■ STATED PROBLEM: Leave out every picture, and retype exactly the lines from the line with "Rebuild this chart" through the line with "2, 1, 0, 0, 2]", both ends included.

■ DATA SUPPLIED:
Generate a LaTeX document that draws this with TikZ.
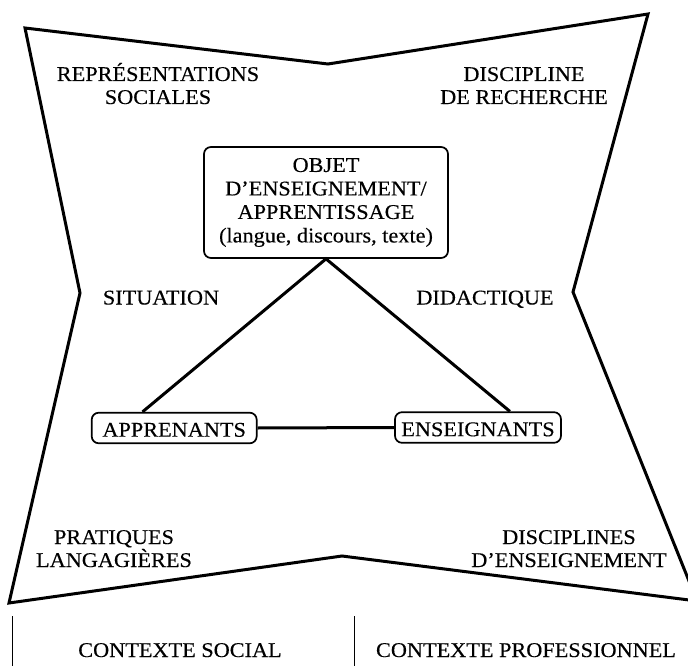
* * *
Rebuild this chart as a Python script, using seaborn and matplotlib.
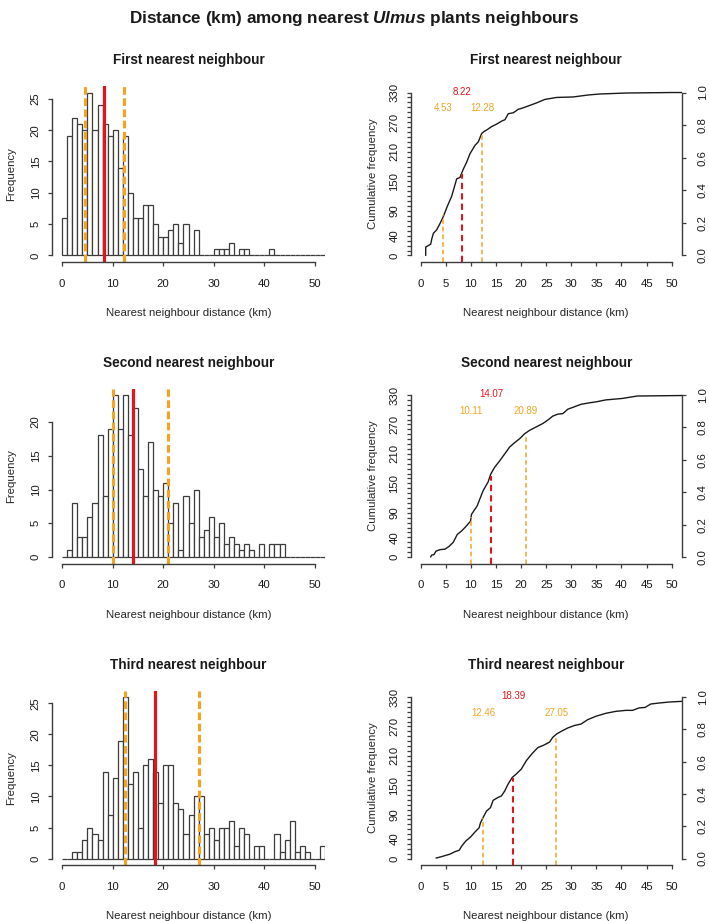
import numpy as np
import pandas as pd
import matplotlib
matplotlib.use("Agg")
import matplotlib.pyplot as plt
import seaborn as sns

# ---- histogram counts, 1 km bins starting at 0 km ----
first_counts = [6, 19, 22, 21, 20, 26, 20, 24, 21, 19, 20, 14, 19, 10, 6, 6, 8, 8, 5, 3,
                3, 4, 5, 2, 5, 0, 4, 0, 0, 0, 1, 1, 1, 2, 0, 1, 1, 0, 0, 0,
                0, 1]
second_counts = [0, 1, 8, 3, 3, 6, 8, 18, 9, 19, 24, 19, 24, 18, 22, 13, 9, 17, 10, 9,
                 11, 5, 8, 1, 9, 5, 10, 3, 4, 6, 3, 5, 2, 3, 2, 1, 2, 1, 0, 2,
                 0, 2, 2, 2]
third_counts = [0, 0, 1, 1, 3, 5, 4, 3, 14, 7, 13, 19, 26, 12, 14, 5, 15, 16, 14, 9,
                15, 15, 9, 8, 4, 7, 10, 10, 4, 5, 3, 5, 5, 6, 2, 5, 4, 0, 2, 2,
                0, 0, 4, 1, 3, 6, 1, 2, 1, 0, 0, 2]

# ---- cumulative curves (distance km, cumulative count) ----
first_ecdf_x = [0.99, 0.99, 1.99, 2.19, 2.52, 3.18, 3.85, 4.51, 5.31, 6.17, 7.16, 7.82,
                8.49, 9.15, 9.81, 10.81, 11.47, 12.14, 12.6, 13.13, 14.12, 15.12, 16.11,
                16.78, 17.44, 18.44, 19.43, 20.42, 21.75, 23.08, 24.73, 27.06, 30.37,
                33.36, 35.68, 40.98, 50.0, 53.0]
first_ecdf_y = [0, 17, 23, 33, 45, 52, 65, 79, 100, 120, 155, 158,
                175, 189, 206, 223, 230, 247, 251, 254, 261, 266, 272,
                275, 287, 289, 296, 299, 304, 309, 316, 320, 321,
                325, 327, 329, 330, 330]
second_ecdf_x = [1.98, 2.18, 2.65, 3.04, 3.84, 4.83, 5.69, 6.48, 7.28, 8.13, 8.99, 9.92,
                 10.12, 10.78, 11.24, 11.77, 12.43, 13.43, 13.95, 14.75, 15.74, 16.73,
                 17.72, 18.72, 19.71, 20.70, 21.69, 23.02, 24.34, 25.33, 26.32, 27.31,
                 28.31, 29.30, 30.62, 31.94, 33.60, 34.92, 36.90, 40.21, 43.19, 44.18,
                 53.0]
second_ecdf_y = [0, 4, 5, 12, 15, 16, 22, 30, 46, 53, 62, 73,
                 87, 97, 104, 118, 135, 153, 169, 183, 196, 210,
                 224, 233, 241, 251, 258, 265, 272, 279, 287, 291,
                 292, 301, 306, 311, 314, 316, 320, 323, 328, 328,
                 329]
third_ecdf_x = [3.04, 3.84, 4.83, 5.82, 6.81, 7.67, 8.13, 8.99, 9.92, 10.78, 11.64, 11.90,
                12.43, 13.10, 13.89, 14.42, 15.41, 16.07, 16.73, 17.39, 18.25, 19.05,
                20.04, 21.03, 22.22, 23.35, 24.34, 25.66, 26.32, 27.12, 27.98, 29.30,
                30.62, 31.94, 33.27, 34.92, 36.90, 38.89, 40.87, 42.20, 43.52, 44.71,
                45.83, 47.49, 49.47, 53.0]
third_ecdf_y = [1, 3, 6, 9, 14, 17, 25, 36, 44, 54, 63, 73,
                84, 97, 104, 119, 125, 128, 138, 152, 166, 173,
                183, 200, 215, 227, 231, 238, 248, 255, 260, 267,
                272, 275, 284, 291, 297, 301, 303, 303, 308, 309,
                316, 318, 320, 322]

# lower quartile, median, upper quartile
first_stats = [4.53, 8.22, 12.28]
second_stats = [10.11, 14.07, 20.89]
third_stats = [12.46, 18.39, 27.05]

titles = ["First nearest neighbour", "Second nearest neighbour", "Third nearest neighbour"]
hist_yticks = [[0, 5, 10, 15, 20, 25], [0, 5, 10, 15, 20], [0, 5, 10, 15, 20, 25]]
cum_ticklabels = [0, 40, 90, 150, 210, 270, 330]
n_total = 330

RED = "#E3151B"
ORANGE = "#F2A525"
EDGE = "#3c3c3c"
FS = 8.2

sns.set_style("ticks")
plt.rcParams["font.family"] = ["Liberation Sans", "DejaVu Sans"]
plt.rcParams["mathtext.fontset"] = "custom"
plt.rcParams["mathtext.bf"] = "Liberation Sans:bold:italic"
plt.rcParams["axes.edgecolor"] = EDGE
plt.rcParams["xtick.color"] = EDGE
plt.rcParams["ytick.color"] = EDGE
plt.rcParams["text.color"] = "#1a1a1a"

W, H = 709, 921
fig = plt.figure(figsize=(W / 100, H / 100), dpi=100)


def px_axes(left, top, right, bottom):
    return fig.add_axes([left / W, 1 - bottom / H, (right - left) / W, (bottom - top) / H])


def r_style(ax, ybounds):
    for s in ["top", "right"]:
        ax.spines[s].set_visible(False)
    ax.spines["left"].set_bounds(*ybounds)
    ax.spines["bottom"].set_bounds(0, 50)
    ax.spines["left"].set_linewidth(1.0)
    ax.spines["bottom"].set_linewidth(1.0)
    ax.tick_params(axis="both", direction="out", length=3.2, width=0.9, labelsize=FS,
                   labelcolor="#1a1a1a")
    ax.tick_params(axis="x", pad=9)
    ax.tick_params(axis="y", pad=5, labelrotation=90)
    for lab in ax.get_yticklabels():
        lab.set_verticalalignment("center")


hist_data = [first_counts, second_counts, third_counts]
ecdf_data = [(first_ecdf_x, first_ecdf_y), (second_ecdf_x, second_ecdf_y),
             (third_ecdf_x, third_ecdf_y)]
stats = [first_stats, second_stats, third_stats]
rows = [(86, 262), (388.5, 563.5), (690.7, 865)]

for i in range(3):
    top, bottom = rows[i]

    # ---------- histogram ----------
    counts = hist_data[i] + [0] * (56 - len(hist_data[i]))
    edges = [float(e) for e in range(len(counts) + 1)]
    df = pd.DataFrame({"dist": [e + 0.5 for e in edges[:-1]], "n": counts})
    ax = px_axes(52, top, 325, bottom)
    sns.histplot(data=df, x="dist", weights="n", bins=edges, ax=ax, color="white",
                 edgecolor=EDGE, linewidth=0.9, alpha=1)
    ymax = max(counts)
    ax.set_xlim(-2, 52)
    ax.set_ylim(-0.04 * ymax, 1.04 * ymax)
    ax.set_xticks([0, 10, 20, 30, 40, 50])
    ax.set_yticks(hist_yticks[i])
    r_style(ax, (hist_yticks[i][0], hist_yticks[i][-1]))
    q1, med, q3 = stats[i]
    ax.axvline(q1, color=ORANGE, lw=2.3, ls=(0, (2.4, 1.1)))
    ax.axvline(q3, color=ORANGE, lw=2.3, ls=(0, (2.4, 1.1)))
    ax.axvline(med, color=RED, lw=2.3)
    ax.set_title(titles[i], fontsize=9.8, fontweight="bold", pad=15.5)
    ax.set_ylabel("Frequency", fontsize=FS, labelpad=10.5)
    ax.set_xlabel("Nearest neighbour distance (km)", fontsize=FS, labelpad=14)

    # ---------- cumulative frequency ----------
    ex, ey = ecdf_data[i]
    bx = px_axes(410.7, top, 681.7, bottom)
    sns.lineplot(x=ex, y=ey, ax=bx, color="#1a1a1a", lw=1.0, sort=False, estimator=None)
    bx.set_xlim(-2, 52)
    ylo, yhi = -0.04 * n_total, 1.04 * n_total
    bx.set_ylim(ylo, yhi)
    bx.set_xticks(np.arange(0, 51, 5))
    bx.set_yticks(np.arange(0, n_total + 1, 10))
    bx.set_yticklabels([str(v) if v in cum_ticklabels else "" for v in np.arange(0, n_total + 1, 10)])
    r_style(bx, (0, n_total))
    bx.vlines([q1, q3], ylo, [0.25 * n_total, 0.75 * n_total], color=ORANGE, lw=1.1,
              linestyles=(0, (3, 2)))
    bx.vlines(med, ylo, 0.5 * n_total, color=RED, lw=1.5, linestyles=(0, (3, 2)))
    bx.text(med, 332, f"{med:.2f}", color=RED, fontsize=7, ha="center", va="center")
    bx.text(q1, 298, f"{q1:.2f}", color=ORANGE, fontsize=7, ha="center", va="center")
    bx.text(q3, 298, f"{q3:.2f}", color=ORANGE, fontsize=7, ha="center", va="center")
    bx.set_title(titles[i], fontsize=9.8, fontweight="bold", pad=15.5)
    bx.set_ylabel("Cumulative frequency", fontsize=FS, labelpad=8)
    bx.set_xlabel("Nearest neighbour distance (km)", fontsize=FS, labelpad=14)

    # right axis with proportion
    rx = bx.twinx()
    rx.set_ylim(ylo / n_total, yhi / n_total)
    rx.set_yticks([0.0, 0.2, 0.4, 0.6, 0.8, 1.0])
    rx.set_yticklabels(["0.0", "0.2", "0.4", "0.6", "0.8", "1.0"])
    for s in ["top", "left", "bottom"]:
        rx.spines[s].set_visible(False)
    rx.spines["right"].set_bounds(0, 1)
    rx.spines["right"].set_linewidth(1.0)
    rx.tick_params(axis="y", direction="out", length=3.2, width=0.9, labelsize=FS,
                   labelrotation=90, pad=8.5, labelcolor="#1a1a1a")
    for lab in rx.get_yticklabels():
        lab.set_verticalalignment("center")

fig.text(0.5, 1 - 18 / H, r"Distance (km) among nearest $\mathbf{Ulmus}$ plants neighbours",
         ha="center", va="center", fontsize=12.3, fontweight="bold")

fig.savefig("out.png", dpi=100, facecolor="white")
==
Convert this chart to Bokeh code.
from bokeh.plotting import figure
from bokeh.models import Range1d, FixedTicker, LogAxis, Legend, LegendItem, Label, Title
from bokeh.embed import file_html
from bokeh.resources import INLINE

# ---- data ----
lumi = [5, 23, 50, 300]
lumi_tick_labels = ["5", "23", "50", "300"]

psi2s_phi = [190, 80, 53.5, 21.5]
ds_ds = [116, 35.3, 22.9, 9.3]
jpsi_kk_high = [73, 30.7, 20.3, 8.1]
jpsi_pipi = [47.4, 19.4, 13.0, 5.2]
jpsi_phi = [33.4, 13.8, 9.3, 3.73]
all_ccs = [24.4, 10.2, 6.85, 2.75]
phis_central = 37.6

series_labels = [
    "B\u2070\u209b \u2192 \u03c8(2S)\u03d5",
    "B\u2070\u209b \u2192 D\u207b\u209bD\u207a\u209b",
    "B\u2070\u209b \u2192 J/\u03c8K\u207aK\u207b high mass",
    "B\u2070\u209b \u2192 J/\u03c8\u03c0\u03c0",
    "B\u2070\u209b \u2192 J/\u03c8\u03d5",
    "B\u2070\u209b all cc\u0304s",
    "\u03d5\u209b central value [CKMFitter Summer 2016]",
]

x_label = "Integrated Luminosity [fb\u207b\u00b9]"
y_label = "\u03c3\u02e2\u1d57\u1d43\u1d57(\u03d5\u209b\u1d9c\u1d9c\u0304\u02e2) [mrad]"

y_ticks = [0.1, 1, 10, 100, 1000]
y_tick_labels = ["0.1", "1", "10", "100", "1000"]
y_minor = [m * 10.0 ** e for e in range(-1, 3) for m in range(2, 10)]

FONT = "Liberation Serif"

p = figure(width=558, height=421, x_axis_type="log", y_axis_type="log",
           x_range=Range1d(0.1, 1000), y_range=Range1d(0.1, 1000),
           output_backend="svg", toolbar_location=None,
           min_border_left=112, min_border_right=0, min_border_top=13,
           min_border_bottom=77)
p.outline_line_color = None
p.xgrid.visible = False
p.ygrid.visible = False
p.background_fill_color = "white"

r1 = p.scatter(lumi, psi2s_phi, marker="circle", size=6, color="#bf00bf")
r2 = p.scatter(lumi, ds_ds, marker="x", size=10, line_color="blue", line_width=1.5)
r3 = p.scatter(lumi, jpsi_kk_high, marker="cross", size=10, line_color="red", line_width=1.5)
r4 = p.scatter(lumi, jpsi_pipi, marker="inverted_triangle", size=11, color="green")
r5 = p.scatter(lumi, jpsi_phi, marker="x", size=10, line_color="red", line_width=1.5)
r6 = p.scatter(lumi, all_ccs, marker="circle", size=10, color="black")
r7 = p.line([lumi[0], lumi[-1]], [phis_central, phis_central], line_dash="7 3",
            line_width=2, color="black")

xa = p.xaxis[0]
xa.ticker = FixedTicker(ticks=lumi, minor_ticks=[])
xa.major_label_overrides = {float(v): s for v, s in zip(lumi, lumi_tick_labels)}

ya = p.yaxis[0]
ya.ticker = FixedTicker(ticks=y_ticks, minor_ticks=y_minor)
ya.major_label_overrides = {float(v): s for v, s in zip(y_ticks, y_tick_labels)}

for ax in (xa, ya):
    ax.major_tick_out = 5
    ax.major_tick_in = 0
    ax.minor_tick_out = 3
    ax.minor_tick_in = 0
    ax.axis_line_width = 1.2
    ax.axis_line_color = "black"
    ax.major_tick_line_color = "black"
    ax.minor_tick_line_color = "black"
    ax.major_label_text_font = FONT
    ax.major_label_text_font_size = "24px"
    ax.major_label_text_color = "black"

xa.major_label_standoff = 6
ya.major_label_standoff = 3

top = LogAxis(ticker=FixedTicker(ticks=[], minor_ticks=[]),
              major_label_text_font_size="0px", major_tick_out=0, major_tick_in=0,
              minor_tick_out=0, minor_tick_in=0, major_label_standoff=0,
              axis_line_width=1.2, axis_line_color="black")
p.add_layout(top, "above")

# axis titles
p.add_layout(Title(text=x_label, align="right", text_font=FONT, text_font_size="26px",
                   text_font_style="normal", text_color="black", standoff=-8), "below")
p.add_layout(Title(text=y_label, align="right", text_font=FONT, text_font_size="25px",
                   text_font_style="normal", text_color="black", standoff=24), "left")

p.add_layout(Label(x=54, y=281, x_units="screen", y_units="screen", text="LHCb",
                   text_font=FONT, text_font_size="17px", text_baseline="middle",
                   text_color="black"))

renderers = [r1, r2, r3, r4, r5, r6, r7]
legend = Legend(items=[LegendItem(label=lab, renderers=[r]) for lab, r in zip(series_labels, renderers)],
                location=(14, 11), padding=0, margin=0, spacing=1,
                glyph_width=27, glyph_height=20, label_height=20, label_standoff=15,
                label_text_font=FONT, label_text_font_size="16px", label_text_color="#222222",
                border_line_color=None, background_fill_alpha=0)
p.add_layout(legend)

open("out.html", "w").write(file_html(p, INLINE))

■ FINAL ANSWER:
Rebuild this chart as a Python script, using seaborn and matplotlib.
import numpy as np
import pandas as pd
import matplotlib
matplotlib.use("Agg")
import matplotlib.pyplot as plt
import seaborn as sns

# ---- histogram counts, 1 km bins starting at 0 km ----
first_counts = [6, 19, 22, 21, 20, 26, 20, 24, 21, 19, 20, 14, 19, 10, 6, 6, 8, 8, 5, 3,
                3, 4, 5, 2, 5, 0, 4, 0, 0, 0, 1, 1, 1, 2, 0, 1, 1, 0, 0, 0,
                0, 1]
second_counts = [0, 1, 8, 3, 3, 6, 8, 18, 9, 19, 24, 19, 24, 18, 22, 13, 9, 17, 10, 9,
                 11, 5, 8, 1, 9, 5, 10, 3, 4, 6, 3, 5, 2, 3, 2, 1, 2, 1, 0, 2,
                 0, 2, 2, 2]
third_counts = [0, 0, 1, 1, 3, 5, 4, 3, 14, 7, 13, 19, 26, 12, 14, 5, 15, 16, 14, 9,
                15, 15, 9, 8, 4, 7, 10, 10, 4, 5, 3, 5, 5, 6, 2, 5, 4, 0, 2, 2,
                0, 0, 4, 1, 3, 6, 1, 2, 1, 0, 0, 2]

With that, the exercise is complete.